U.S. President Barack Obama told world leaders at the opening of the UN General Assembly in New York that an anti-Muslim video that has sparked unrest is "an insult not only to Muslims, but to America as well."
But Obama rejected the widespread violence spawned by the video.
"On this we must agree: there is no speech that justifies mindless violence. There are no words that excuse the killing of innocents. There is no video that justifies an attack on an embassy. There is no slander that provides an excuse for people to burn a restaurant in Lebanon, or destroy a school in Tunis, or cause death and destruction in Pakistan."
Obama began his remarks with a tribute to U.S. Ambassador Chris Stevens, who was killed on Sept. 11 with three other Americans in an attack on the U.S. Consulate in Benghazi, Libya.
"The attacks of the last two weeks are not simply an assault on America. They are also an assault on the very ideals upon which the United Nations was founded — the notion that people can resolve their differences peacefully; that diplomacy can take the place of war; and that in an interdependent world, all of us have a stake in working towards greater opportunity and security for our citizens."
Obama noted the challenges accompanying the transition to democracy in a country such as Libya.
"And yet the turmoil of recent weeks reminds us that the path to democracy does not end with the casting of a ballot. Nelson Mandela once said: ‘To be free is not merely to cast off one's chains, but to live in a way that respects and enhances the freedom of others.'"

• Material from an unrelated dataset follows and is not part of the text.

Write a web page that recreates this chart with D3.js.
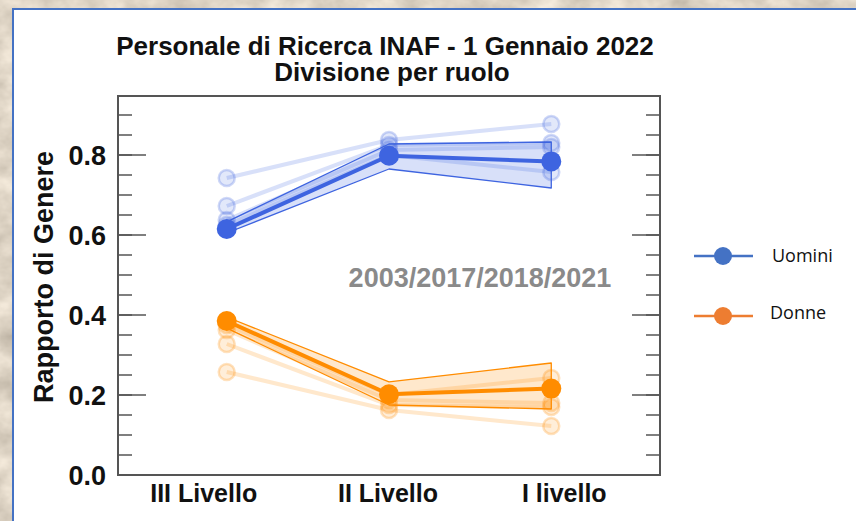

Freedom of speech is enshrined in the U.S. Constitution, Obama noted. "Like me, the majority of Americans are Christian, and yet we do not ban blasphemy against our most sacred beliefs.
"As president of our country, and commander-in-chief of our military, I accept that people are going to call me awful things every day, and I will defend their right to do so," Obama said, drawing laughter and applause.
In his speech, Obama had stern words for Iran, which he said "continues to prop up a dictator in Damascus and support terrorist groups abroad. Time and again, it has failed to take the opportunity to demonstrate that its nuclear program is peaceful, and to meet its obligations to the United Nations.
"Let me be clear: America wants to resolve this issue through diplomacy, and we believe that there is still time and space to do so. But that time is not unlimited .… And that is why the United States will do what we must to prevent Iran from obtaining a nuclear weapon."
Obama denounced Syrian dictator Bashar al-Assad. "The future must not belong to a dictator who massacres his people. If there is a cause that cries out for protest in the world today, it is a regime that tortures children and shoots rockets at apartment buildings. And we must remain engaged to assure that what began with citizens demanding their rights does not end in a cycle of sectarian violence."
Obama also called for "a secure, Jewish state of Israel; and an independent, prosperous Palestine. Understanding that such a peace must come through a just agreement between the parties, America will walk alongside all who are prepared to make that journey."
UN leader sounds alarm
UN Secretary General Ban Ki-moon told world leaders in New York at the opening of the General Assembly today that he was there to "sound the alarm about our direction as a human family."
In his annual state of the world speech in New York City, Ban pointed to "widespread insecurity and injustice, inequality and intolerance."
Ban noted that governments are wasting resources on deadly weapons instead of helping their people, and that too many people were "wilfully blind to the threat" of climate change.
The crisis in Syria grows worse by the day, Ban said, and is now "a regional calamity with global ramification."
Ban called for members of the Security Council to support the efforts of Joint Special Representative Lakhdar Brahimi.
"We must stop the violence and flows of arms to both sides, and set in motion a Syrian-led transition as soon as possible."
Ban also expressed "profound concern" at violence in Afghanistan and Congo, unrest in Africa's Sahel region, the dangerous Israeli-Palestinian impasse and "shrill war talk" from Israel regarding Iran’s nuclear ambitions.
Ban said Palestinians "must be able to realize their right to a viable state of their own," while "Israel must be able to live in peace and security, free from threats and rockets.
"The two-state solution is the only sustainable option. Yet the door may be closing, for good. The continued growth of Israeli settlements in the occupied Palestinian territory seriously undermines efforts toward peace. We must break this dangerous impasse."
Harper to meet with Netanyahu
Egyptian President Mohammed Morsi, an Islamist who was sworn in on June 30 after the first democratic elections in the country's modern history, will be addressing the 193-member assembly for the first time on Wednesday.
Palestinian leader Mahmoud Abbas is expected to come to the General Assembly on Thursday with a proposal to upgrade the Palestinian Authority's current status as a UN observer to a non-member observer state — but likely putting off the date for submission of a resolution to the assembly, where there are no vetoes, until after the U.S. presidential election in November.
Prime Minister Stephen Harper is in New York during the General Assembly meeting, but has declined to speak at the UN. He will have a private meeting with Israeli Prime Minister Benjamin Netanyahu and also accept an award for statesman of the year from a private foundation.